Many changes this weekend, and I decided that one of the associated changes I would try to make was to blog a bit more consistently as I dive back into working on Chiaroscuro for Novel in 90.
I don’t usually blog because I have little to say that I think is worth sitting down to actually say. There are subject-matter experts out there who explore their areas much better than I ever could, and a whole lot of people who know just enough to think they are subject-matter experts who yammer on in ways that are not nearly as useful or meaningful as they would like to believe.
Knowing that I have a tendency to be a know-it-all, I try to avoid being in the latter group. The signal-to-noise ratio on the internet is high (or would that be low? Low signal; high noise.) I’m not really interesting in making it worse, so I tend to maintain radio-silence unless I have something that I feel is worth saying.
Otherwise, I write stories. Given a choice between writing stories or yammering in a blog post, I’ll pick writing the story. Stories are things that I can say, and that only I can say in the way that I would say it. That seems like a much better use of my time.
Last week, I finished a massive revision on one story: my first novel manuscript, The Adventures of Mr. Mystic and the Dragons of Heaven. I submitted it to the Amazon Breakthrough Novel Award contest, and I sent it out to a bunch of friends and peers for beta-reading. Once I get comments back from people, I’ll give it a revision polish and send it out to the agent who said she’d take a look at a revised version. I’ll also revise my querying materials (especially the synopsis. Ugh.) and start querying agents and submitting to the slush piles.
The end of Dragons frees me up to move on to my next project: Chiaroscuro/The City of Light and Shadow. This is my Renaissance city fantasy that doesn’t really have a genre (I tend to call it Alchemy Realism, but only because that’s an anagram of my name.) I finished Part I (at 50k words) last November and set it aside to concentrate on the Dragons revision. This weekend, I re-read Part I of Chiaroscuro and compiled a list of character names and places (I already have more than 50 named characters, though most of them are only named in passing. Sigh). I made three ‘stacks’ of garbage-in media materials: research books, inspiration books, and visual media (movies and documentaries to get me in the mood). I listed everything I could think of that I want to do in Part II, made a story path and character paths/arcs for all the main PoV characters, and just generally got my plotting together.
Yesterday, I sat down to write. And I realized I’d been in Missy’s voice/head for so long that I’ve completely lost the voice for Chiaroscuro. This inspired a slight panic attack, because these days I sometimes feel like I’ve gotten worse as a writer. The more I learn about and practice writing techniques, the more I seem to lose the charm of my voice. The crap I wrote yesterday reads so mechanically, with none of the winsome appeal of the early parts of the book.

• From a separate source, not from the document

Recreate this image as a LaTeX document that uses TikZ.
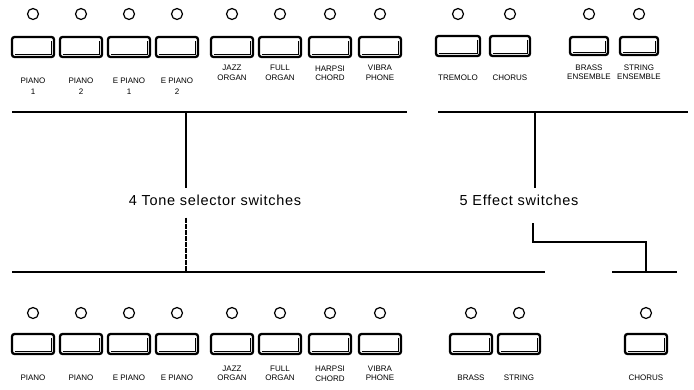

But I wrote, because if revising Dragons has made me realize one thing, it’s that I _can_ toss out and rewrite half a book. After that, 1k words doesn’t seem like much.
I am fretting over this writing voice thing, though. Especially since the bulk of my writing these days is RP-play where I don’t really push myself on plotting/structure/description/voice. But this morning I read an Ira Glass quote on Facebook that helped me recontextualize my anxiety:
“Nobody tells this to people who are beginners, I wish someone told me. All of us who do creative work, we get into it because we have good taste. But there is this gap. For the first couple years you make stuff, it’s just not that good. It’s trying to be good, it has potential, but it’s not. But your taste, the thing that got you into the game, is still killer. And your taste is why your work disappoints you. A lot of people never get past this phase, they quit. Most people I know who do interesting, creative work went through years of this. We know our work doesn’t have this special thing that we want it to have. We all go through this. And if you are just starting out or you are still in this phase, you gotta know its normal and the most important thing you can do is do a lot of work. Put yourself on a deadline so that every week you will finish one story. It is only by going through a volume of work that you will close that gap, and your work will be as good as your ambitions. And I took longer to figure out how to do this than anyone I’ve ever met. It’s gonna take awhile. It’s normal to take awhile. You’ve just gotta fight your way through.” — Ira Glass
Back when I used to dance, I sometimes felt like delving into the nitty-gritty details of a dance – foot position, arm angles, the tiny things nobody but an expert (or a competition judge) would notice, actually made me a worse dancer. Like deconstructing the dance to perfect it ended up just leaving a shambles behind. But then I’d work on those details and get them right as the rest of the dance fell apart around me, walk away from the dance so I could internalize them, and come back later to a better over-all dance. Same thing with singing. And academics. Intense detail practice made me worse… until I got better. I gotta remember that this applies to writing, too.
I also need to retool my garbage-in process, which means reading things that inspire me at the language level. I’m going to hunt down some audiobooks of Dumas so I can listen to them during work, and I’ve added Carter’s ‘The Bloody Chamber’ to my list. Any suggestions for other media that invokes a lyrical/academic voice? Something… rich as honey drizzled over clockwork. And kinda goopy like that, too. Think… DaVinci Fairytale.